Mais "Avec quelles couleurs décrira un daltonien sa ville natale ?", écrit Miguel Ángel Real dès l'ouverture de son premier texte. Ce qui apparaît de la couleur élémentaire est sujet à tant de variations physiques et symboliques qu'il faut procéder à des arrangements voire à des "manigances". Que l'on peigne ou que l'on écrive, dès lors que s'impose le "Refus du monde dans les lignes enchâssées pour dépasser tous les miroirs", il faut s'affranchir des apparences aux définitions étriquées et des enfermements doctrinaires. Il faut remonter aux sources de la lumière et la joie puis la paix peuvent advenir.
L'amour lui-même, en son "attente incandescente", est un empêchement à dire les couleurs du feu dont la suie persiste après la flamme. Et le poète, qui ne manque pas d'humour, cède à reculons à la tentation de la métaphore en italique : "le métal fondu de notre égoïsme nous scelle les paupières...". Le cheminement des perceptions se fige alors comme le labyrinthe vers le néant de Roberto Juarroz. Est-ce à penser que le mouvement qui les accompagne est immobile ? "Les yeux ont parfois une âme d'enclume", observe Miguel Ángel Real. Et pourtant le réel endure aussi des avalanches qui bousculent les mots : "Frontières, morts, éclipses..., musique, portes, une voix et sa volonté..., sentiers, velléités, pouvoir..., catalogues..., escaliers, choix..., pages, être, paroles, nous". Une telle submersion ne peut être ressaisie que par la volonté. Et de nouvelles formes surgissent. Celle d'une oasis au centre de la table, celle des diagonales dessinées par le vent sur le calendrier ou, encore, dans l'acrostiche du mot TERRES, celle d'un "Refuge en forme d'allumette gobée par une flaque". Le lecteur verra peut-être là quelques coquecigrues surréalisantes, un amusement facétieux, mais la gravité sourd entre les lignes.

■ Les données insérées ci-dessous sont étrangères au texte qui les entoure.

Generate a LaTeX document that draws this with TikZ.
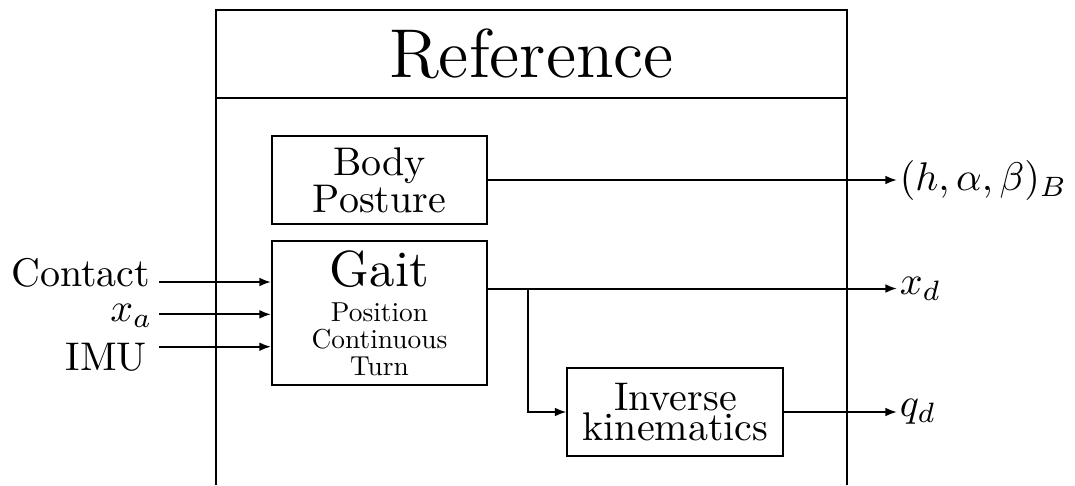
\documentclass[tikz,border=0pt]{standalone}
\usepackage{fontspec}
\newfontfamily\lmten{lmroman10-regular.otf}
\newfontfamily\lmtwelve{lmroman12-regular.otf}
\usetikzlibrary{arrows.meta}
\DeclareRobustCommand\tightls{\lineskip=0.3pt\relax}
\begin{document}
\begin{tikzpicture}[x=0.25pt,y=-0.25pt,
  blk/.style={draw, line width=0.5pt, inner sep=0pt, align=center,
    font=\lmten\fontsize{10}{0.1}\selectfont\tightls},
  arr/.style={line width=0.5pt, -{Latex[length=2.9pt,width=2.2pt]}},
  lbl/.style={inner sep=0pt, font=\lmten\fontsize{10}{12}\selectfont},
  frame/.style={line width=0.5pt},
]
\useasboundingbox (0,0) rectangle (1075,485);
% outer frame
\draw[frame] (216,485) -- (216,10) -- (847,10) -- (847,485);
\draw[frame] (216,98) -- (847,98);
\node[font=\lmtwelve\fontsize{17.28}{17.28}\selectfont, inner sep=0pt] (title) at (531.5,54) {Reference};
% blocks
\node[blk, minimum width=53.75pt, minimum height=22pt] (body) at (379.5,180) {Body\\Posture};
\node[blk, minimum width=53.75pt, minimum height=36pt,
  font=\lmten\fontsize{6.85}{6.75}\selectfont\tightls] (gait) at (379.5,313)
  {{\fontsize{12.7}{12.7}\selectfont Gait}\\[2.1pt]Position\\Continuous\\Turn};
\node[blk, minimum width=54pt, minimum height=22pt] (ik) at (675.5,412) {Inverse\\kinematics};
% outputs
\node[lbl, anchor=west, inner sep=0.5pt] (hab) at (897,180) {$(h,\alpha,\beta)_B$};
\node[lbl, anchor=west, inner sep=0.5pt] (xd) at (897,288.5) {$x_d$};
\node[lbl, anchor=west, inner sep=0.5pt] (qd) at (897,412) {$q_d$};
\coordinate (gout) at ([yshift=6.125pt]gait.east);
\coordinate (br) at ([xshift=10pt]gout);
\draw[arr] (body.east) -- (hab.west);
\draw[arr] (gout) -- (xd.west);
\draw[arr] (br) |- (ik.west);
\draw[arr] (ik.east) -- (qd.west);
% inputs
\coordinate (iC) at ([yshift=7.75pt]gait.west);
\coordinate (iX) at ([yshift=-0.33pt]gait.west);
\coordinate (iI) at ([yshift=-8.43pt]gait.west);
\coordinate (sC) at ([xshift=-27.875pt]iC);
\coordinate (sX) at ([xshift=-27.875pt]iX);
\coordinate (sI) at ([xshift=-27.875pt]iI);
\node[lbl, anchor=base east] (lc) at ([shift={(-2.125pt,-1.175pt)}]sC) {Contact};
\node[lbl, anchor=base east] (lx) at ([shift={(-1.55pt,-1.85pt)}]sX) {$x_a$};
\node[lbl, anchor=base east] (li) at ([shift={(-3pt,-5.83pt)}]sI) {IMU};
\draw[arr] (sC) -- (iC);
\draw[arr] (sX) -- (iX);
\draw[arr] (sI) -- (iI);
\end{tikzpicture}
\end{document}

L'équilibre du paysage et du territoire, dans leurs dimensions intimes et extimes, tient aussi par des chimères, des vertiges et des mirages. L'oubli se déchire dans la marche peuplée par "des ombres impossibles". Et l'auteur de se demander, après avoir parlé de Rothko et de Michel-Ange avec l'aimée : "Et le silence, quelle est sa couleur ?" Pour dire la chronique annoncée du givre.
La palette poétique de Miguel Ángel Real ne manque pas de registres dans ses déplis qui débordent souvent le vers. Le flux y est tour à tour lyrique et symboliste. L'usage fréquent du point-virgule en montre les suspens et celui des deux-points les ouvertures. Et c'est ainsi que l'écriture va plus ou moins vite puis plus ou moins lentement, entre ce qui est dit et ce qui est tu de nos couleurs élémentaires. Que nous soyons ou non daltoniens.
Extrait :
J'ai attendu les épis, les miroirs,
et les rails se sont brisés sous le poids de lumières médiocres.
J'ai attendu les paroles pleines
et je n'ai trouvé
que des papiers tachés,
des fragments muets de moi-même
épars
écrasés
sur un mur antique aux bas-reliefs perdus.
Une jungle incongrue
étouffe les soirées où la peur nous prend
la peur de nous prendre pour un autre
la peur qu'on nous prenne pour des bribes
d'homme.
Qui sait quel est le cap à suivre
pour réunir tous ses cumulus déchirés
et défendre les paroles.
De quel côté de la balance
nos lettres deviendront le lest
indispensable.
La lumière du verbe
n'est pas celle qu'on croit.
Le givre promis de Miguel Ángel Real, couvert par une belle image borgne d'Emma Real Molina, est publié aux éditions Tarmac. Il coûte 20 €.